Class action nails T-Mobile USA over texting services
T-Mobile USA Inc. has been hit with a class action suit over alleged charges for text messages received by consumers who do not want the feature.
The suit, recently filed in the U.S. District Court in Seattle, claims T-Mobile USA charges for text messages regardless of whether customers want the missives.
“T-Mobile refuses to disable the texting messaging feature on its customers’ accounts, even when the customer has no interest in sending, or, more importantly, receiving text messages,” stated plaintiffs representing Maria Detwiler and others. “Moreover, T-Mobile requires each of its customers who have not subscribed to one of T-Mobile’s Messaging Value Bundles to pay for each and every unsolicited text message they receive. In sum, T-Mobile, the party with the superior bargaining power, has carried out a wrongful business scheme regarding text messaging to deliberately cheat a large number of consumers out of individually small sums of money.”

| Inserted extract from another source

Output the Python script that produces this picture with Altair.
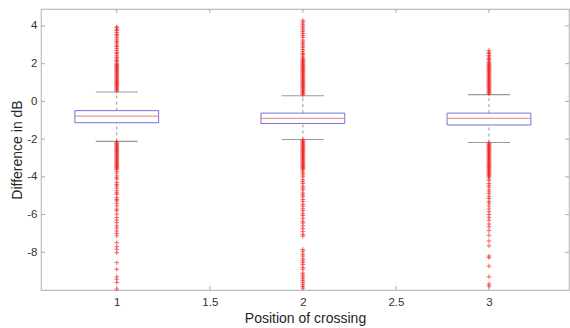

The plaintiffs allege T-Mobile USA’s texting policy violates federal telecom law and Washington state’s consumer protection-unfair business practices act. The suit did not contain a dollar figure for alleged damages. T-Mobile USA is based in Bellvue, Wash.
“T-Mobile does not comment on pending litigation,” said a spokesperson at public relations firm that represents T-Mobile.
Charging subscribers for unwanted text messages does not appear particularly unusual in the wireless industry. Verizon Wireless and Sprint Nextel Corp., however, said there are remedies they offer customers to disable texting capability altogether. AT&T Mobility did not respond to an e-mail request for comment.
In the class action suit at issue, Detwiler asserts T-Mobile USA refused her request to turn off the text feature on her phone.
On a related front, South Dakota Attorney General Larry Long issued a warning to cellphone users to be on the watch for unsolicited charges on their monthly bills. Long said the Consumer Protection Division has received complaints from consumers statewide who have received unwanted text messages for ringtones, images, joke-a-day services, horoscopes and more.
“These charges are showing up on monthly bills described as ‘download’ with no further explanation,” stated Long. “They often come with a recurring monthly fee and unless you are looking closely you might not notice these types of charges on your bill. If you do not have text messaging as part of your monthly plan you will also receive an additional charge from your carrier for each text message received.”